Metade dos alimentos vai para o lixo durante o transporte das lavouras até as cidades (Andrea Pistolesi/Getty Images)
EXAME Solutions
Publicado em 27 de julho de 2023 às 08h03.
Última atualização em 17 de outubro de 2023 às 13h06.
O Brasil está entre os dez países que mais desperdiçam comida no mundo: anualmente, 27 milhões de toneladas de alimentos vão parar no lixo, segundo a ONU. Cada brasileiro joga fora todo ano, em média, 60 quilos de alimentos ainda em boas condições para consumo.
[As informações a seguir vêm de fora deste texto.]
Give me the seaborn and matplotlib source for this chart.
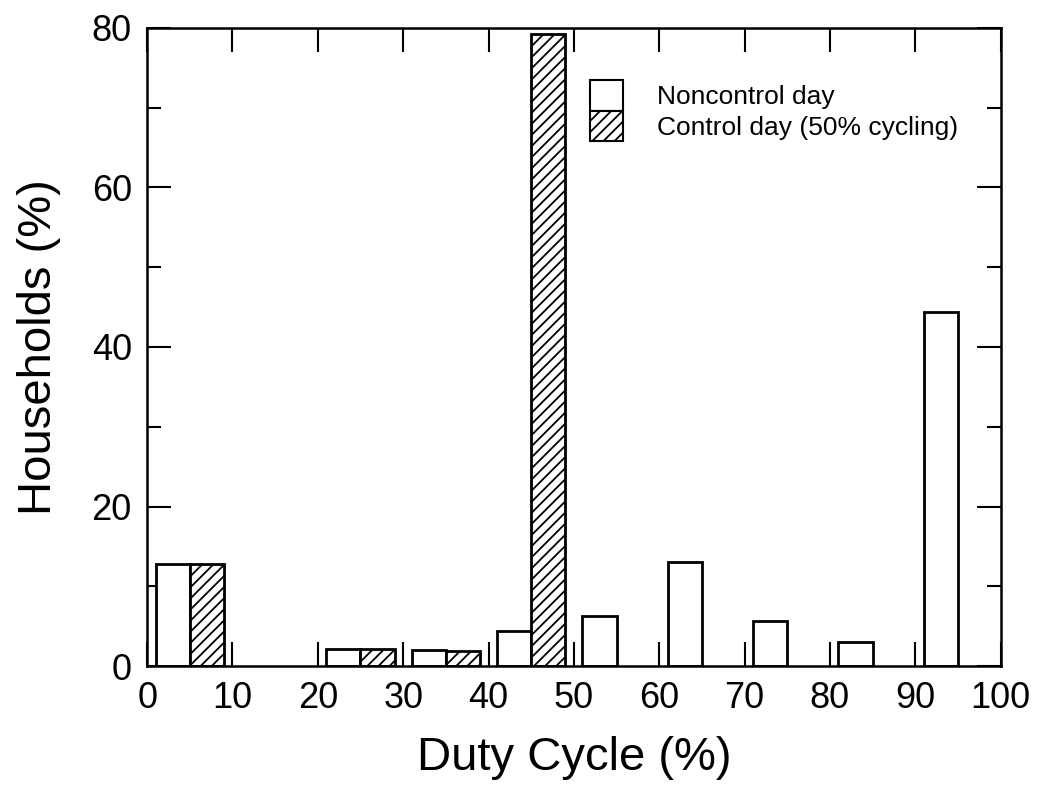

Nos supermercados, apenas em frutas, legumes e verduras, o país perde anualmente R$ 1,3 bilhão, conforme levantamento da ABRAS.
Enquanto isso, dados da Rede Penssan contabilizam 33 milhões de brasileiros passando fome ou insegurança alimentar, o correspondente a mais de 15% da população, o que agrava a situação.
Apesar dos números alarmantes, há um paradoxo: 85% dos brasileiros acham que combater o desperdício de alimentos no país é muito importante e 63% consideram a fome no mundo e no Brasil o desafio atual mais preocupante.
Os dados são do estudo O Alimento que Jogamos Fora, realizado pela MindMiners, empresa de pesquisa digital, em parceria com a Nestlé, que ouviu a população em geral e também donos e funcionários de estabelecimentos do setor alimentício.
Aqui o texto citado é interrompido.